Abstract:Ridesplitting, which is a form of pooled ridesourcing service, has great potential to alleviate the negative impacts of ridesourcing on the environment. However, most existing studies only explored its theoretical environmental benefits based on optimization models and simulations. To put into practice, this study aims to reveal the real-world emission reduction of ridesplitting and its determinants based on the observed data of ridesourcing in Chengdu, China. Integrating the trip data with the COPERT model, this study calculates the CO2 emissions of shared rides (ridesplitting) and their substituted single rides (regular ridesourcing) to estimate the CO2 emission reduction of each ridesplitting trip. The results show that not all ridesplitting trips reduce emissions from ridesourcing in the real world. The CO2 emission reduction rate of ridesplitting varies from trip to trip, averaging at 43.15g/km. Then, the interpretable machine learning models, gradient boosting machines, are applied to explore the relationship between the CO2 emission reduction rate of ridesplitting and its determinants.

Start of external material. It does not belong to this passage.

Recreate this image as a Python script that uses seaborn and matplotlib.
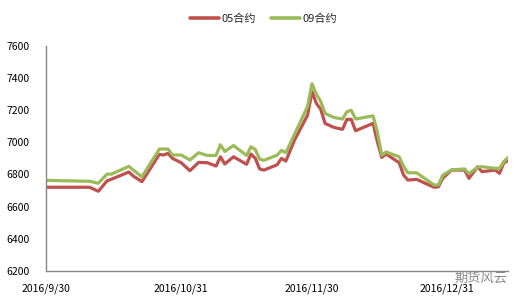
import matplotlib
matplotlib.use("Agg")
import matplotlib.pyplot as plt
import seaborn as sns
import pandas as pd

dates = ["2016-09-30", "2016-10-10", "2016-10-12", "2016-10-14", "2016-10-15",
         "2016-10-19", "2016-10-20", "2016-10-22", "2016-10-26", "2016-10-27",
         "2016-10-28", "2016-10-29", "2016-10-31", "2016-11-02", "2016-11-04",
         "2016-11-06", "2016-11-08", "2016-11-09", "2016-11-10", "2016-11-12",
         "2016-11-15", "2016-11-16", "2016-11-17", "2016-11-18", "2016-11-19",
         "2016-11-22", "2016-11-23", "2016-11-24", "2016-11-26", "2016-11-29",
         "2016-11-30", "2016-12-01", "2016-12-02", "2016-12-03", "2016-12-05",
         "2016-12-07", "2016-12-08", "2016-12-09", "2016-12-10", "2016-12-14",
         "2016-12-15", "2016-12-16", "2016-12-17", "2016-12-20", "2016-12-21",
         "2016-12-22", "2016-12-24", "2016-12-28", "2016-12-29", "2016-12-30",
         "2017-01-01", "2017-01-04", "2017-01-05", "2017-01-07", "2017-01-08",
         "2017-01-11", "2017-01-12", "2017-01-13", "2017-01-14"]

c05 = [6720, 6720, 6695, 6760, 6770, 6815, 6790, 6755, 6925, 6921,
       6931, 6900, 6873, 6823, 6875, 6873, 6852, 6910, 6865, 6910,
       6863, 6927, 6900, 6834, 6827, 6860, 6900, 6883, 7014, 7170,
       7315, 7243, 7206, 7118, 7093, 7081, 7143, 7143, 7072, 7118,
       7004, 6906, 6927, 6873, 6796, 6765, 6769, 6720, 6723, 6776,
       6827, 6827, 6776, 6848, 6817, 6827, 6807, 6873, 6885]

c09 = [6763, 6757, 6745, 6802, 6802, 6850, 6828, 6785, 6958, 6958,
       6958, 6921, 6921, 6890, 6935, 6918, 6918, 6985, 6943, 6980,
       6918, 6972, 6955, 6895, 6888, 6920, 6950, 6935, 7050, 7225,
       7365, 7300, 7255, 7180, 7155, 7145, 7190, 7200, 7145, 7165,
       7065, 6920, 6940, 6910, 6850, 6810, 6810, 6734, 6735, 6795,
       6828, 6834, 6805, 6845, 6848, 6838, 6838, 6880, 6906]

series_names = ["05合约", "09合约"]
tick_dates = ["2016-09-30", "2016-10-31", "2016-11-30", "2016-12-31"]
tick_labels = ["2016/9/30", "2016/10/31", "2016/11/30", "2016/12/31"]
y_ticks = [6200, 6400, 6600, 6800, 7000, 7200, 7400, 7600]

df = pd.DataFrame({
    "date": pd.to_datetime(dates * 2),
    "value": c05 + c09,
    "series": [series_names[0]] * len(dates) + [series_names[1]] * len(dates),
})

sns.set_style("white")
plt.rcParams["font.family"] = ["Noto Sans CJK SC", "DejaVu Sans"]

fig = plt.figure(figsize=(5.27, 3.02), dpi=100)
ax = fig.add_axes([0.0873, 0.1036, 0.877, 0.744])

sns.lineplot(data=df, x="date", y="value", hue="series",
             palette={"05合约": "#C0504D", "09合约": "#9BBB59"},
             linewidth=2.3, ax=ax)

ax.set_ylim(6200, 7600)
ax.set_yticks(y_ticks)
ax.set_yticklabels([str(v) for v in y_ticks])
ax.set_xlim(pd.Timestamp("2016-09-30"), pd.Timestamp("2017-01-14"))
ax.set_xticks(pd.to_datetime(tick_dates))
ax.set_xticklabels(tick_labels)
ax.set_xlabel("")
ax.set_ylabel("")

for s in ["top", "right"]:
    ax.spines[s].set_visible(False)
for s in ["left", "bottom"]:
    ax.spines[s].set_color("#868686")
    ax.spines[s].set_linewidth(1.0)
ax.tick_params(axis="both", which="both", direction="out", length=4,
               color="#868686", width=1.0, labelsize=7.5, labelcolor="#000000")
ax.tick_params(axis="y", pad=8)
ax.tick_params(axis="x", pad=5)
ax.grid(False)

sns.move_legend(ax, "center", bbox_to_anchor=(0.5, 0.937),
                bbox_transform=fig.transFigure, ncol=2, title=None,
                frameon=False, fontsize=8, handlelength=2.6,
                columnspacing=1.4, handletextpad=0.2)
for line in ax.get_legend().get_lines():
    line.set_linewidth(2.6)

fig.text(0.963, 0.078, "期货风云", ha="right", va="center", fontsize=9.5,
         color="#8a8a8a")

fig.savefig("out.png", dpi=100)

Based on the SHapley Additive exPlanations method, the overlap rate and detour rate of shared rides are identified to be the most important factors that determine the CO2 emission reduction rate of ridesplitting. Increasing the overlap rate, the number of shared rides, average speed, and ride distance ratio and decreasing the detour rate, actual trip distance, ride distance gap can increase the CO2 emission reduction rate of ridesplitting. In addition, nonlinear effects and interactions of several key factors are examined through the partial dependence plots. This study provides a scientific method for the government and ridesourcing companies to better assess and optimize the environmental benefits of ridesplitting.